Aim of the exercise:
Working from the top of the listing below, retype each line through the line containing "const seriesNames = ['铁精粉价格:66%干基含税:迁西', '车板价:青岛港:印度:粉矿:63%'];", both included, with no pictures.

Dataset content:

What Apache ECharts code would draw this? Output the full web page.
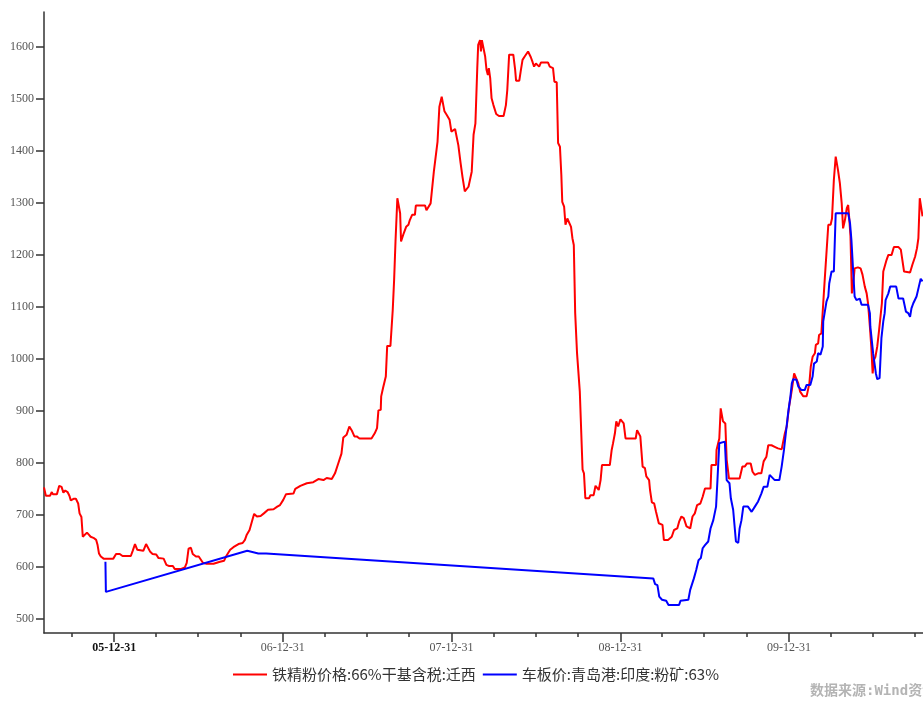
<!DOCTYPE html>
<html><head><meta charset="utf-8">
<script src="https://cdn.jsdelivr.net/npm/echarts@6/dist/echarts.min.js"></script>
<style>html,body{margin:0;padding:0;background:#fff}#c{width:923px;height:701px}</style>
</head><body><div id="c"></div>
<script>
// ---- data ----
const seriesNames = ['铁精粉价格:66%干基含税:迁西', '车板价:青岛港:印度:粉矿:63%'];

const ironDates = ['2005-08-01','2005-08-05','2005-08-14','2005-08-18','2005-08-20','2005-08-29','2005-09-03','2005-09-08','2005-09-12','2005-09-16','2005-09-21','2005-09-25','2005-09-28','2005-10-04','2005-10-09','2005-10-14','2005-10-17','2005-10-21','2005-10-24','2005-10-28','2005-11-02','2005-11-06','2005-11-10','2005-11-16','2005-11-22','2005-11-25','2005-11-28','2005-12-02','2005-12-08','2005-12-29',
'2006-01-04','2006-01-12','2006-01-18','2006-02-05','2006-02-09','2006-02-14','2006-02-19','2006-03-04','2006-03-10','2006-03-13','2006-03-19','2006-03-24','2006-04-01','2006-04-06','2006-04-17','2006-04-23','2006-04-28','2006-05-07','2006-05-11','2006-05-25','2006-06-02','2006-06-06','2006-06-10','2006-06-15','2006-06-19','2006-06-26','2006-07-02','2006-07-11','2006-07-19','2006-08-03','2006-08-17','2006-08-26','2006-08-30','2006-09-08','2006-09-15','2006-09-26','2006-10-05','2006-10-10','2006-10-14','2006-10-20','2006-10-23','2006-10-27','2006-10-30','2006-11-05','2006-11-13','2006-11-20','2006-11-29','2006-12-11','2006-12-19','2006-12-25',
'2007-01-01','2007-01-07','2007-01-23','2007-01-27','2007-02-07','2007-02-21','2007-03-07','2007-03-18','2007-03-29','2007-04-05','2007-04-16','2007-04-23','2007-04-30','2007-05-07','2007-05-11','2007-05-18','2007-05-24','2007-05-29','2007-06-04','2007-06-09','2007-06-15','2007-07-11','2007-07-18','2007-07-23','2007-07-26','2007-07-31','2007-08-01','2007-08-05','2007-08-11','2007-08-14','2007-08-21','2007-08-26','2007-08-29','2007-09-01','2007-09-05','2007-09-08','2007-09-11','2007-09-13','2007-09-16','2007-09-19','2007-09-24','2007-09-29','2007-10-02','2007-10-07','2007-10-13','2007-10-15','2007-11-04','2007-11-07','2007-11-11','2007-11-16','2007-11-19','2007-11-23','2007-11-27','2007-12-01','2007-12-05','2007-12-10','2007-12-14','2007-12-16','2007-12-21','2007-12-27','2007-12-31',
'2008-01-08','2008-01-10','2008-01-15','2008-01-20','2008-01-24','2008-01-29','2008-02-02','2008-02-06','2008-02-13','2008-02-17','2008-02-21','2008-02-25','2008-02-27','2008-03-02','2008-03-04','2008-03-06','2008-03-09','2008-03-13','2008-03-16','2008-03-19','2008-03-21','2008-03-24','2008-03-27','2008-03-31','2008-04-06','2008-04-12','2008-04-22','2008-04-27','2008-04-30','2008-05-04','2008-05-13','2008-05-17','2008-05-19','2008-05-26','2008-05-29','2008-06-02','2008-06-07','2008-06-14','2008-06-20','2008-06-24','2008-06-27','2008-07-01','2008-07-08','2008-07-12','2008-07-27','2008-07-31','2008-08-07','2008-08-10','2008-08-15','2008-08-18','2008-08-22','2008-08-25','2008-08-27','2008-08-31','2008-09-03','2008-09-07','2008-09-10','2008-09-15','2008-09-18','2008-09-21','2008-09-24','2008-09-28','2008-10-04','2008-10-06','2008-10-10','2008-10-13','2008-10-16','2008-10-24','2008-10-27','2008-11-03','2008-11-07','2008-11-10','2008-11-14','2008-11-18','2008-11-21','2008-12-08','2008-12-12','2008-12-15','2008-12-19','2008-12-22','2008-12-26','2008-12-31',
'2009-01-04','2009-01-07','2009-01-11','2009-02-02','2009-02-05','2009-02-09','2009-02-12','2009-02-17','2009-02-22','2009-02-25','2009-03-03','2009-03-05','2009-03-09','2009-03-14','2009-03-18','2009-03-21','2009-03-24','2009-04-01','2009-04-04','2009-04-13','2009-04-21','2009-04-26','2009-05-03','2009-05-07','2009-05-12','2009-05-17','2009-05-23','2009-05-31','2009-06-05','2009-06-10','2009-06-15','2009-06-22','2009-06-27','2009-07-02','2009-07-14','2009-07-16','2009-07-26','2009-07-27','2009-08-02','2009-08-05','2009-08-08','2009-08-10','2009-08-15','2009-08-18','2009-08-23','2009-09-15','2009-09-21','2009-09-26','2009-10-01','2009-10-09','2009-10-13','2009-10-18','2009-10-25','2009-11-01','2009-11-06','2009-11-12','2009-11-16','2009-11-23','2009-11-30','2009-12-07','2009-12-15','2009-12-22','2009-12-26','2009-12-31',
'2010-01-06','2010-01-11','2010-01-15','2010-01-20','2010-01-24','2010-01-31','2010-02-07','2010-02-13','2010-02-16','2010-02-20','2010-02-25','2010-02-27','2010-03-04','2010-03-06','2010-03-11','2010-03-15','2010-03-18','2010-03-22','2010-03-26','2010-03-31','2010-04-03','2010-04-07','2010-04-11','2010-04-16','2010-04-20','2010-04-24','2010-04-27','2010-05-01','2010-05-05','2010-05-08','2010-05-10','2010-05-13','2010-05-16','2010-05-19','2010-05-22','2010-05-29','2010-06-04','2010-06-08','2010-06-13','2010-06-17','2010-06-20','2010-06-24','2010-06-27','2010-06-30','2010-07-03','2010-07-06','2010-07-10','2010-07-14','2010-07-20','2010-07-23','2010-07-30','2010-08-03','2010-08-10','2010-08-15','2010-08-25','2010-08-30','2010-09-03','2010-09-06','2010-09-19','2010-09-24','2010-09-30','2010-10-04','2010-10-07','2010-10-10','2010-10-14','2010-10-16'];

const ironValues = [753,737,737,744,740,740,756,754,743,747,744,737,728,731,731,722,703,696,658,658,666,662,658,656,652,642,626,620,616,616,
625,625,621,621,631,644,633,631,644,646,629,625,624,617,616,604,602,602,596,596,599,608,635,637,625,620,620,608,606,606,610,612,620,633,638,644,646,652,662,671,672,693,702,697,698,703,710,711,716,719,
729,740,741,750,756,761,763,769,767,771,769,780,799,818,849,854,870,863,851,851,847,847,857,867,901,902,928,944,966,1025,1025,1094,1152,1226,1309,1306,1280,1226,1226,1242,1254,1258,1267,1277,1277,1295,1295,1286,1286,1299,1302,1360,1360,1418,1485,1504,1501,1476,1469,1460,1437,
1442,1433,1411,1376,1350,1322,1320,1331,1360,1431,1453,1559,1604,1613,1591,1613,1613,1582,1556,1546,1559,1540,1501,1488,1471,1467,1467,1488,1517,1585,1585,1556,1535,1535,1553,1575,1582,1591,1580,1570,1562,1568,1562,1570,1570,1562,1559,1533,1532,1415,1408,1354,1302,1293,1258,1270,1270,1254,1232,1219,1088,1011,937,937,787,780,732,732,738,738,756,756,748,767,796,796,825,838,857,880,870,884,
885,876,847,847,863,864,851,793,790,774,767,748,724,722,706,703,684,681,652,652,658,671,674,687,697,694,678,674,697,703,719,722,735,751,751,796,796,825,847,905,905,880,876,806,770,770,793,793,799,799,783,777,780,780,803,812,834,834,831,828,826,857,870,908,
940,972,975,953,937,928,928,953,985,1004,1011,1027,1030,1046,1049,1107,1149,1152,1258,1258,1270,1344,1389,1363,1338,1299,1251,1267,1290,1296,1274,1236,1126,1145,1174,1176,1174,1162,1139,1126,1107,1062,1024,972,998,1004,1024,1056,1107,1168,1190,1200,1200,1215,1215,1210,1213,1168,1166,1181,1197,1213,1232,1309,1309,1274];

const oreDates = ['2005-12-12','2005-12-13','2006-10-15','2006-11-08','2006-11-25',
'2009-03-12','2009-03-16','2009-03-21','2009-03-25','2009-03-31','2009-04-09','2009-04-14','2009-05-07','2009-05-10','2009-05-27','2009-05-31','2009-06-03','2009-06-08','2009-06-13','2009-06-18','2009-06-23','2009-06-27','2009-07-02','2009-07-09','2009-07-14','2009-07-20','2009-07-26','2009-07-29','2009-08-02','2009-08-05','2009-08-14','2009-08-18','2009-08-24','2009-08-27','2009-09-01','2009-09-07','2009-09-12','2009-09-15','2009-09-19','2009-09-23','2009-10-03','2009-10-11','2009-10-18','2009-10-25','2009-11-01','2009-11-06','2009-11-14','2009-11-19','2009-11-30','2009-12-10','2009-12-15','2009-12-20','2009-12-24','2009-12-29',
'2010-01-03','2010-01-06','2010-01-09','2010-01-16','2010-01-20','2010-01-27','2010-02-03','2010-02-07','2010-02-15','2010-02-20','2010-02-23','2010-03-01','2010-03-04','2010-03-09','2010-03-14','2010-03-15','2010-03-18','2010-03-22','2010-03-26','2010-03-28','2010-04-02','2010-04-07','2010-04-11','2010-05-08','2010-05-12','2010-05-15','2010-05-19','2010-05-22','2010-05-26','2010-05-29','2010-06-02','2010-06-06','2010-06-20','2010-06-24','2010-06-25','2010-07-01','2010-07-07','2010-07-10','2010-07-15','2010-07-19','2010-07-23','2010-07-26','2010-07-28','2010-08-03','2010-08-07','2010-08-20','2010-08-25','2010-09-04','2010-09-10','2010-09-15','2010-09-19','2010-09-22','2010-09-26','2010-10-03','2010-10-08','2010-10-12','2010-10-16'];

const oreValues = [610,552,631,626,626,
578,567,565,543,537,535,527,527,535,537,556,559,578,594,613,617,636,642,649,674,690,716,767,838,841,841,767,761,732,710,649,646,674,690,716,716,706,716,726,741,754,754,777,767,767,793,825,857,896,
928,953,961,960,947,940,940,950,950,966,991,995,1011,1008,1024,1072,1075,1110,1120,1145,1168,1168,1280,1280,1261,1229,1165,1120,1113,1113,1116,1104,1104,1088,1062,1011,972,961,963,1040,1072,1088,1113,1126,1139,1139,1116,1116,1091,1088,1081,1097,1107,1120,1139,1154,1149];

const xLabelDates = ['2005-12-31','2006-12-31','2007-12-31','2008-12-31','2009-12-31'];
const xMinorTickDates = ['2005-09-30','2005-12-31','2006-03-31','2006-06-30','2006-09-30','2006-12-31','2007-03-31','2007-06-30','2007-09-30','2007-12-31','2008-03-31','2008-06-30','2008-09-30','2008-12-31','2009-03-31','2009-06-30','2009-09-30','2009-12-31','2010-03-31','2010-06-30','2010-09-30'];
const yTickValues = [500,600,700,800,900,1000,1100,1200,1300,1400,1500,1600];
const xRange = ['2005-08-01', '2010-10-17'];
const yRange = [473, 1667];
const sourceText = '数据来源:Wind资讯';

// ---- chart ----
const ts = s => Date.UTC(+s.slice(0, 4), +s.slice(5, 7) - 1, +s.slice(8, 10));
const pad = n => (n < 10 ? '0' : '') + n;
const fmt = v => { const d = new Date(v); return pad(d.getUTCFullYear() % 100) + '-' + pad(d.getUTCMonth() + 1) + '-' + pad(d.getUTCDate()); };
const firstLabel = ts(xLabelDates[0]);

const axisColor = '#333';
const labelColor = '#555';
const serif = '"Liberation Serif", "DejaVu Serif", serif';

const chart = echarts.init(document.getElementById('c'), null, { renderer: 'canvas' });
chart.setOption({
  animation: false,
  backgroundColor: '#fff',
  grid: { left: 44, right: 0, top: 12, bottom: 68, containLabel: false, outerBoundsMode: 'none' },
  xAxis: [{
    type: 'value', min: ts(xRange[0]), max: ts(xRange[1]), position: 'bottom', scale: true,
    axisLine: { show: true, lineStyle: { color: axisColor, width: 1.5 } },
    axisTick: { show: true, customValues: xLabelDates.map(ts), length: 9, lineStyle: { color: axisColor, width: 1.5 } },
    axisLabel: {
      customValues: xLabelDates.map(ts), margin: 9, color: labelColor, fontFamily: serif, fontSize: 12,
      formatter: v => (Math.abs(v - firstLabel) < 86400000 ? '{b|' + fmt(v) + '}' : fmt(v)),
      rich: { b: { color: '#111', fontWeight: 'bold', fontFamily: serif, fontSize: 12 } }
    },
    splitLine: { show: false }
  }, {
    type: 'value', min: ts(xRange[0]), max: ts(xRange[1]), position: 'bottom', offset: 0, scale: true,
    axisLine: { show: false },
    axisTick: { show: true, customValues: xMinorTickDates.map(ts), length: 4, lineStyle: { color: axisColor, width: 1.5 } },
    axisLabel: { show: false },
    splitLine: { show: false }
  }],
  yAxis: {
    type: 'value', min: yRange[0], max: yRange[1],
    axisLine: { show: true, lineStyle: { color: axisColor, width: 1.5 } },
    axisTick: { show: true, customValues: yTickValues, length: 8, lineStyle: { color: axisColor, width: 1.5 } },
    axisLabel: { customValues: yTickValues, margin: 10, color: labelColor, fontFamily: serif, fontSize: 12, formatter: v => String(v) },
    splitLine: { show: false }
  },
  legend: {
    left: 233, top: 667, padding: 0, itemWidth: 34, itemHeight: 2, itemGap: 7, icon: 'rect',
    textStyle: { fontSize: 15, color: '#333', fontFamily: '"Noto Sans CJK SC", sans-serif' },
    data: seriesNames
  },
  graphic: [{
    type: 'text', left: 810, top: 684,
    style: { text: sourceText, fill: '#b4b4b4', font: 'bold 14px "DejaVu Sans Mono", "Noto Sans CJK SC", monospace' }
  }],
  series: [{
    name: seriesNames[0], type: 'line', symbol: 'none', xAxisIndex: 0,
    lineStyle: { color: '#ff0000', width: 2 }, itemStyle: { color: '#ff0000' },
    data: ironDates.map((d, i) => [ts(d), ironValues[i]])
  }, {
    name: seriesNames[1], type: 'line', symbol: 'none', xAxisIndex: 0,
    lineStyle: { color: '#0000ff', width: 2 }, itemStyle: { color: '#0000ff' },
    data: oreDates.map((d, i) => [ts(d), oreValues[i]])
  }]
});
</script>
</body></html>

Complete answer:
What Apache ECharts code would draw this? Output the full web page.
<!DOCTYPE html>
<html><head><meta charset="utf-8">
<script src="https://cdn.jsdelivr.net/npm/echarts@6/dist/echarts.min.js"></script>
<style>html,body{margin:0;padding:0;background:#fff}#c{width:923px;height:701px}</style>
</head><body><div id="c"></div>
<script>
// ---- data ----
const seriesNames = ['铁精粉价格:66%干基含税:迁西', '车板价:青岛港:印度:粉矿:63%'];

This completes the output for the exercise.